‘The Informers’ by Juan Gabriel Vásquez reviewed at the Los Angles Times

The Los Angles Times has a good review of The Informers by Juan Gabriel Vásquez. I’ve seen other reviews of the book (if I was a better blogger I would actually link to it) and they were all good. The book is an interesting mix of history and story telling that ranges over the last 60 years of Columbian and European history:

“The Informers” is narrated by Gabriel Santoro, a Bogotá reporter and author of a book that recounts the life story of a Jewish German immigrant named Sara Guterman whose family was one of many to escape to Colombia during the early years of Nazism. The primary distinction of “A Life in Exile,” this book within a book, is the review it receives from Santoro’s identically named father. The elder Santoro, a professor with a reputation as the moral conscience of the embattled nation, inexplicably savages the book in a prominent newspaper.

When his son confronts him, the scholar elaborates on his dismissal: “Memory isn’t public. . . . [T]hose who through prayer or pretense had arrived at a certain conciliation, are now back to square one. . . . you come along, white knight of history, to display your courage by awakening things . . . you and your parasitical book, your exploitative book, your intrusive book.”

The plot gets more complicated as it goes on and you’ll have to read the review to see more, but Adam Mansbach’s conclusion should make that an easy decision.

Vásquez is a hugely skilled writer, his prose weighted with authority and carefully observed detail, and he is a dexterous weaver of voices and time periods. “The Informers” fares best when he allows his protagonist to stay in the moment, to build scenes instead of imagining wide swaths of the past. The journalist’s visit to Enrique Deresser is gripping: revelatory and elusive, understated and devastating. Sara Guterman’s recollection of an explosive 1943 dinner the Deressers held for a Nazi named Bethke is deeply dramatic, rife with tension and complexity. The emotional impact of such scenes — in which a nation’s unresolved pain is distilled, writ small, in the actions of a single man or the volleys exchanged over a dinner table — hints at the power of which Vásquez is capable.
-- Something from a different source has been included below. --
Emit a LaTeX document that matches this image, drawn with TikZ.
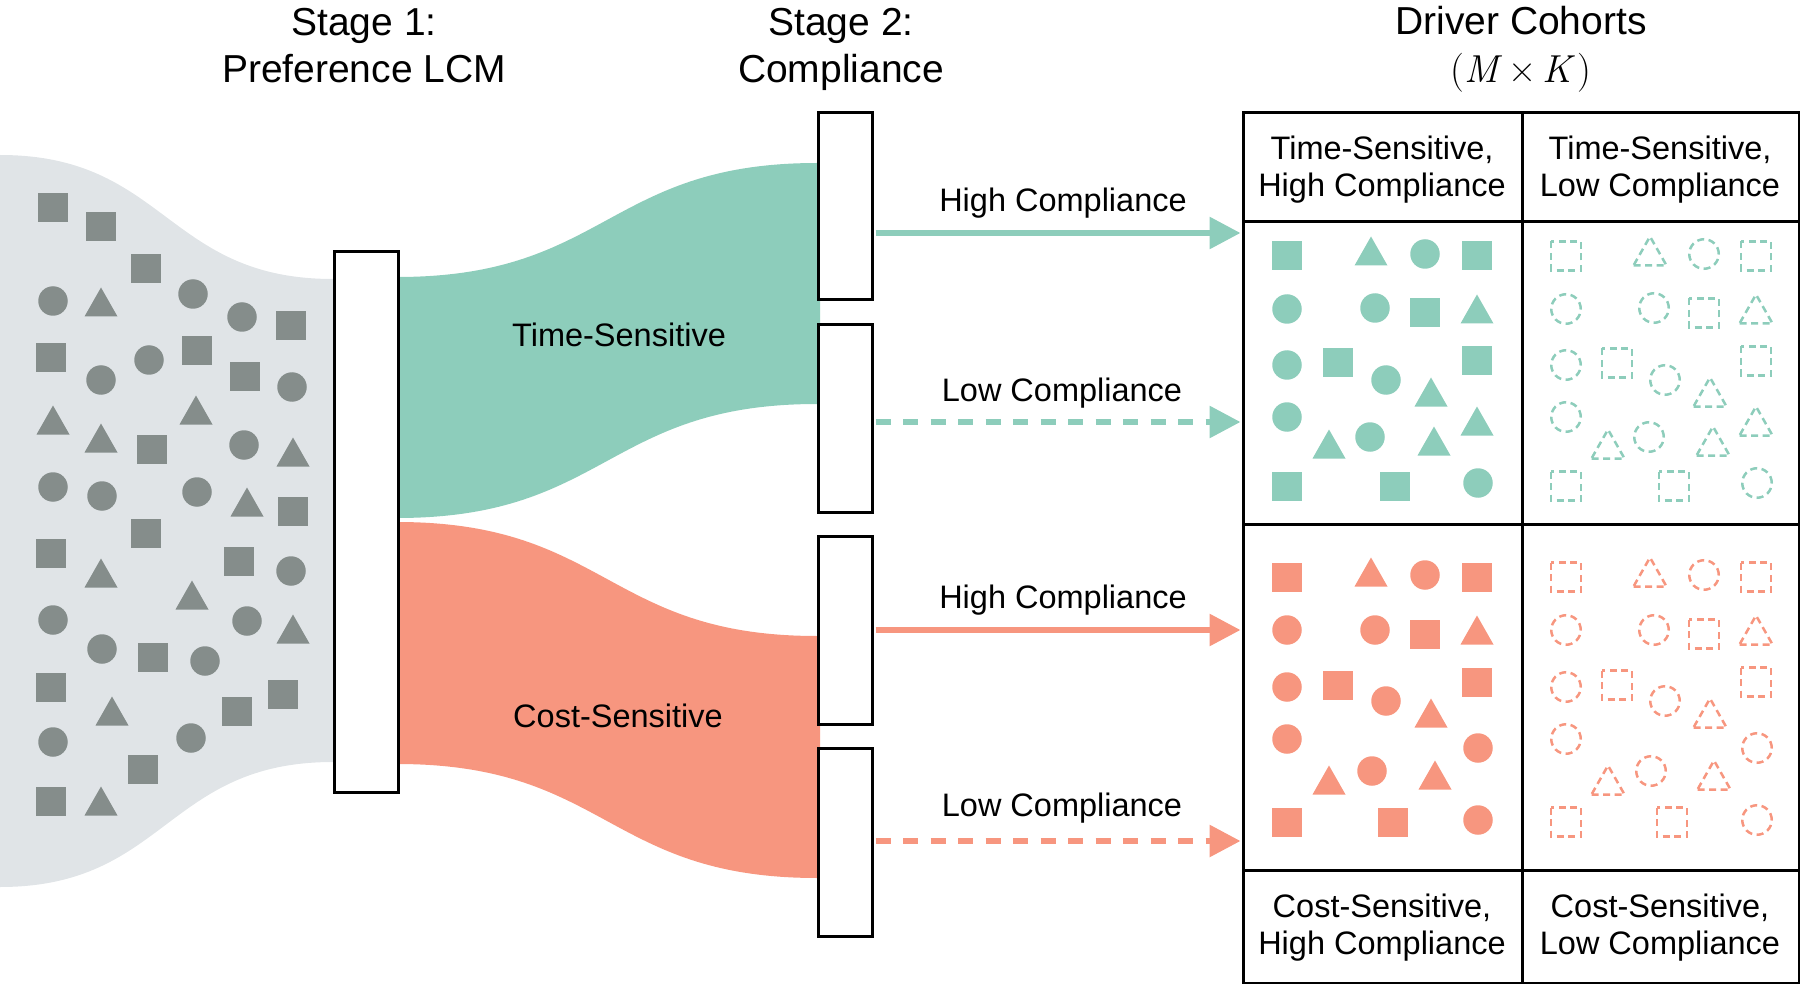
\documentclass[tikz,border=0pt]{standalone}
\usepackage{fontspec}
\setmainfont{Liberation Sans}
\newfontfamily\lmr{Latin Modern Roman}
\usetikzlibrary{arrows.meta}
\definecolor{tealc}{HTML}{8DCDBB}
\definecolor{coralc}{HTML}{F7967F}
\definecolor{blobc}{HTML}{E0E4E7}
\definecolor{shapec}{HTML}{858D8B}
\newcommand\ShSq[3]{\path[#1, shift={(#2,#3)}] (-15,-14.5) rectangle (15,14.5);}
\newcommand\ShCi[3]{\path[#1] (#2,#3) circle[radius=14.75pt];}
\newcommand\ShTr[3]{\path[#1, shift={(#2,#3)}] (-16.5,14.5) -- (16.5,14.5) -- (0,-14.5) -- cycle;}
\begin{document}
\begin{tikzpicture}[x=1pt,y=-1pt,
  ttl/.style={font=\fontsize{39}{47}\selectfont, inner sep=0pt, anchor=base},
  lbl/.style={font=\fontsize{32.5}{39}\selectfont, inner sep=0pt, anchor=base},
  boxst/.style={draw=black, fill=white, line width=3pt, inner sep=0pt, anchor=north west},
  cellst/.style={draw=black, line width=3pt, inner sep=0pt, anchor=north west},
  hiarrow/.style={line width=6pt, -{Triangle[length=31pt,width=31pt]}, shorten <=1.5pt, shorten >=1.5pt},
  loarrow/.style={hiarrow, dash pattern=on 15pt off 12.5pt},
  grayfill/.style={fill=shapec},
  tfill/.style={fill=tealc},
  cfill/.style={fill=coralc},
  tdash/.style={draw=tealc, line width=2.5pt, dash pattern=on 7pt off 4.5pt},
  cdash/.style={draw=coralc, line width=2.5pt, dash pattern=on 7pt off 4.5pt}]
\useasboundingbox (0,0) rectangle (1800,984);

% population blob
\fill[blobc] (0,155) .. controls (166,155) and (166,279) .. (333,279) -- (365,279)
  -- (365,762) -- (333,762) .. controls (166,762) and (166,887) .. (0,887) -- cycle;
\foreach \s/\x/\y in {\ShSq/53/208, \ShSq/101/227, \ShSq/146/269, \ShCi/53/301, \ShTr/101/302,
  \ShCi/193/294, \ShCi/242/317, \ShSq/291/326, \ShSq/51/358, \ShCi/101/380, \ShCi/149/360,
  \ShSq/197/351, \ShSq/245/377, \ShCi/292/387, \ShTr/53/420, \ShTr/101/438, \ShSq/152/449,
  \ShTr/196/410, \ShCi/244/445, \ShTr/293/452, \ShCi/53/487, \ShCi/102/496, \ShCi/197/492,
  \ShTr/247/502, \ShSq/293/511, \ShSq/146/533, \ShSq/51/553, \ShTr/101/573, \ShSq/239/561,
  \ShCi/291/571, \ShTr/192/595, \ShCi/53/620, \ShCi/247/621, \ShTr/293/629, \ShCi/102/649,
  \ShSq/153/657, \ShCi/205/661, \ShSq/51/687, \ShTr/112/711, \ShSq/237/711, \ShSq/283/694,
  \ShCi/53/742, \ShCi/191/738, \ShSq/143/769, \ShSq/51/801, \ShTr/101/801}
  {\s{grayfill}{\x}{\y}}

% flows
\fill[tealc] (390,277) -- (397,277) .. controls (607,277) and (607,163) .. (817,163) -- (820,163)
  -- (820,404) -- (817,404) .. controls (607,404) and (607,518) .. (397,518) -- (390,518) -- cycle;
\fill[coralc] (390,522) -- (397,522) .. controls (607,522) and (607,636) .. (817,636) -- (820,636)
  -- (820,878) -- (817,878) .. controls (607,878) and (607,764) .. (397,764) -- (390,764) -- cycle;

% stage boxes
\node[boxst, minimum width=64pt, minimum height=541pt] (bar1) at (333,250) {};
\node[boxst, minimum width=54pt, minimum height=187pt] (b1) at (817,111) {};
\node[boxst, minimum width=54pt, minimum height=188pt] (b2) at (817,323) {};
\node[boxst, minimum width=54pt, minimum height=188pt] (b3) at (817,535) {};
\node[boxst, minimum width=54pt, minimum height=188pt] (b4) at (817,747) {};

% table
\node[cellst, minimum width=279pt, minimum height=109pt] (hTL) at (1242,111) {};
\node[cellst, minimum width=277pt, minimum height=109pt] (hTR) at (1521,111) {};
\node[cellst, minimum width=279pt, minimum height=303pt] (cTL) at (1242,220) {};
\node[cellst, minimum width=277pt, minimum height=303pt] (cTR) at (1521,220) {};
\node[cellst, minimum width=279pt, minimum height=346pt] (kTL) at (1242,523) {};
\node[cellst, minimum width=277pt, minimum height=346pt] (kTR) at (1521,523) {};
\node[cellst, minimum width=279pt, minimum height=113pt] (fBL) at (1242,869) {};
\node[cellst, minimum width=277pt, minimum height=113pt] (fBR) at (1521,869) {};

% teal cohort shapes (filled left, dashed right)
\foreach \s/\x/\y in {\ShSq/1287/256, \ShTr/1371/251, \ShCi/1425/254, \ShSq/1477/256,
  \ShCi/1287/309, \ShCi/1375/308, \ShSq/1425/313, \ShTr/1477/309,
  \ShCi/1287/365, \ShSq/1338/363, \ShCi/1386/380, \ShTr/1431/392, \ShSq/1477/361,
  \ShCi/1287/417, \ShTr/1329/444, \ShCi/1370/437, \ShTr/1434/441, \ShTr/1477/421,
  \ShSq/1287/486, \ShSq/1395/486, \ShCi/1478/483}
  {\s{tfill}{\x}{\y}\s{tdash}{\x+279}{\y}}
% coral cohort shapes
\foreach \s/\x/\y in {\ShSq/1287/577, \ShTr/1371/572, \ShCi/1425/575, \ShSq/1477/577,
  \ShCi/1287/630, \ShCi/1375/630, \ShSq/1425/634, \ShTr/1477/630,
  \ShCi/1287/687, \ShSq/1338/685, \ShCi/1386/701, \ShTr/1431/713, \ShSq/1477/682,
  \ShCi/1287/739, \ShTr/1329/780, \ShCi/1372/771, \ShTr/1435/775, \ShCi/1478/748,
  \ShSq/1287/822, \ShSq/1393/822, \ShCi/1478/820}
  {\s{cfill}{\x}{\y}\s{cdash}{\x+279}{\y}}

% arrows
\coordinate (ya) at (0,233);
\coordinate (yb) at (0,422);
\coordinate (yc) at (0,630);
\coordinate (yd) at (0,841);
\draw[hiarrow, tealc] (b1.east |- ya) -- (cTL.west |- ya);
\draw[loarrow, tealc] (b2.east |- yb) -- (cTL.west |- yb);
\draw[hiarrow, coralc] (b3.east |- yc) -- (kTL.west |- yc);
\draw[loarrow, coralc] (b4.east |- yd) -- (kTL.west |- yd);

% titles
\node[ttl] (t1a) at (364,36) {Stage 1:};
\node[ttl] (t1b) at (364,83) {Preference LCM};
\node[ttl] (t2a) at (841,36) {Stage 2:};
\node[ttl] (t2b) at (841,83) {Compliance};
\node[ttl] (t3a) at (1521,35) {Driver Cohorts};
\node[ttl] (t3b) at (1521,83) {\lmr(\textit{M}\kern0.16em×\kern0.16em\textit{K}\kern0.05em)};

% labels
\node[lbl] (ts) at (619,347) {Time-Sensitive};
\node[lbl] (cs) at (618,727) {Cost-Sensitive};
\node[lbl] (la) at (1063,212) {High Compliance};
\node[lbl] (lb) at (1062,401) {Low Compliance};
\node[lbl] (lc) at (1063,608) {High Compliance};
\node[lbl] (ld) at (1062,816) {Low Compliance};

\node[lbl] (h1a) at (1382,160) {Time-Sensitive,};
\node[lbl] (h1b) at (1382,197) {High Compliance};
\node[lbl] (h2a) at (1660,160) {Time-Sensitive,};
\node[lbl] (h2b) at (1660,197) {Low Compliance};
\node[lbl] (f1a) at (1382,917) {Cost-Sensitive,};
\node[lbl] (f1b) at (1382,954) {High Compliance};
\node[lbl] (f2a) at (1660,917) {Cost-Sensitive,};
\node[lbl] (f2b) at (1660,954) {Low Compliance};
\end{tikzpicture}
\end{document}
One thought on “‘The Informers’ by Juan Gabriel Vásquez reviewed at the Los Angles Times

  1. As a colombian this part of the history as it is told by Juan Gabriel is really captivating. At some moment of the book I was intrigued because in reality some of the wealthy families here in Colombia obtained part of their wealth after the goverments took over the companies from some Germán non Nazi familes and gave it to them. This stories should be writen Vasquez.